Berie is caught between what her mother wants and what she wants. Her mother wants her to go to college, to make a better life for herself in a fancy office somewhere. But Berie doesn’t want to go to college. She wants to live a life of purpose, close to the earth, where she can feel free. But she can’t figure out how to make her mother understand that. So after flying off to college, Berie couldn’t find it in herself to register. Instead, she goes to the bus station to go back home. And that’s where she meets Bay.
Bay tells her about his family. But it’s not his birth family, it’s a family he’s chosen. She’s welcome to visit, and she can stay 3 days or forever.

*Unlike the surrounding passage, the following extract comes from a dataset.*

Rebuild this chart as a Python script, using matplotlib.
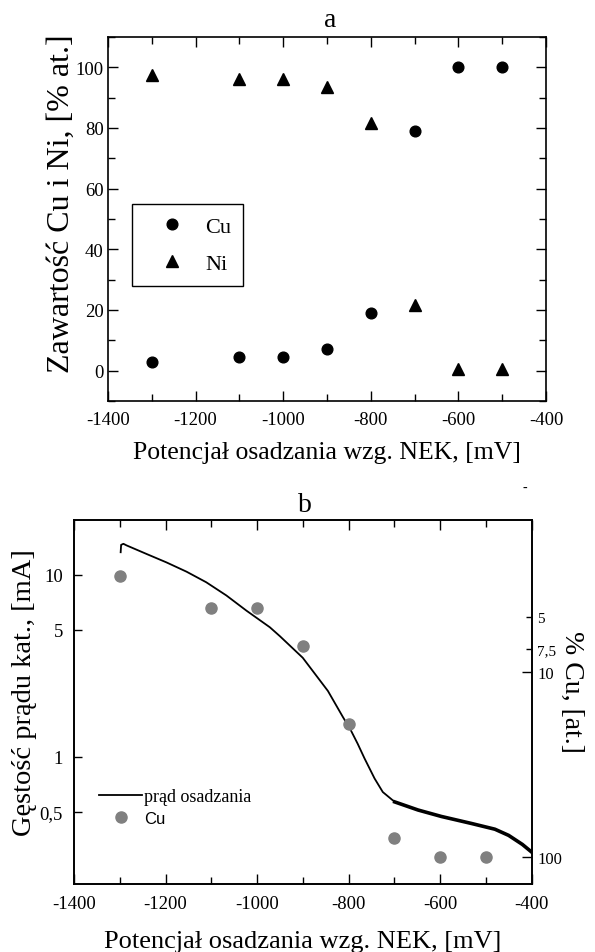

Berie gets there, and finds out it’s a farm in the mountains of Appalachia. There are sheep and cows and chicken, people living honestly off the land. They grow their own food and make their own soap, and after dinner they sing or sometimes Dash will tell stories. They all work very hard, but it’s genuine and pure. Berie decides she wants to stay. She has always felt close to nature, and Dash talks about saving the planet. The family is there to help save the planet. It’s all Berie ever wanted.
Dash renames her Harmony, and little by little, she figures out how to live there, as part of the Ash Family. Harmony works with the sheep, helps with the cooking, starts to make friends. She adores Dash and his passion for the earth. The family starts talking about taking action, and Harmony wants to help. But when another young woman shows up at the farm for her 3-day trial, Harmony finds out it’s someone from her hometown and they actually have friends in common. This new woman doesn’t stay at the farm, and Harmony begins to worry that her slip-up, the way she talked about her past to this stranger, could bring problems for the family.
As the weeks go by, Harmony becomes more and more entrenched in the Ash Family. But her friends and family at home want more for her, and they try to make contact to get her back home. Harmony must decide what it is she really wants, if she wants to stay part of an isolated family or move back to her family of origin. It’s a decision that could cost her everything.
The Ash Family is the story of a woman slowly indoctrinated into a small environmental cult. If you’ve very wondered how someone can choose to join a group where they are expected to behave and believe like everyone else, then this novel by Molly Dektar is a must-read. It’s hard to read, as it’s an innocent young woman making choices to live a very difficult life with a very controlling man, but it’s also important as a way to understand how this subtle mind control can take over.
I listened to the audio book for this one, and narrator Emily Woo Zeller beautifully embodies the voice of Berie/Harmony as she struggles to figure out what’s most important to her and how she wants to live.
The Ash Family isn’t a perfect story to me. I was a little disappointed in the ending, as there was some ambiguity of what happens to some of the characters, and I wish that Berie had asserted herself more in the end, but there was a lot to like in this novel too. As I said, it’s not the easiest book to read, but it has a lot in it that is important in understanding how we choose what to believe in and how to live.
Galleys for The Ash Family were provided by Simon & Schuster through NetGalley, with many thanks, but I bought the audio book myself through Audible.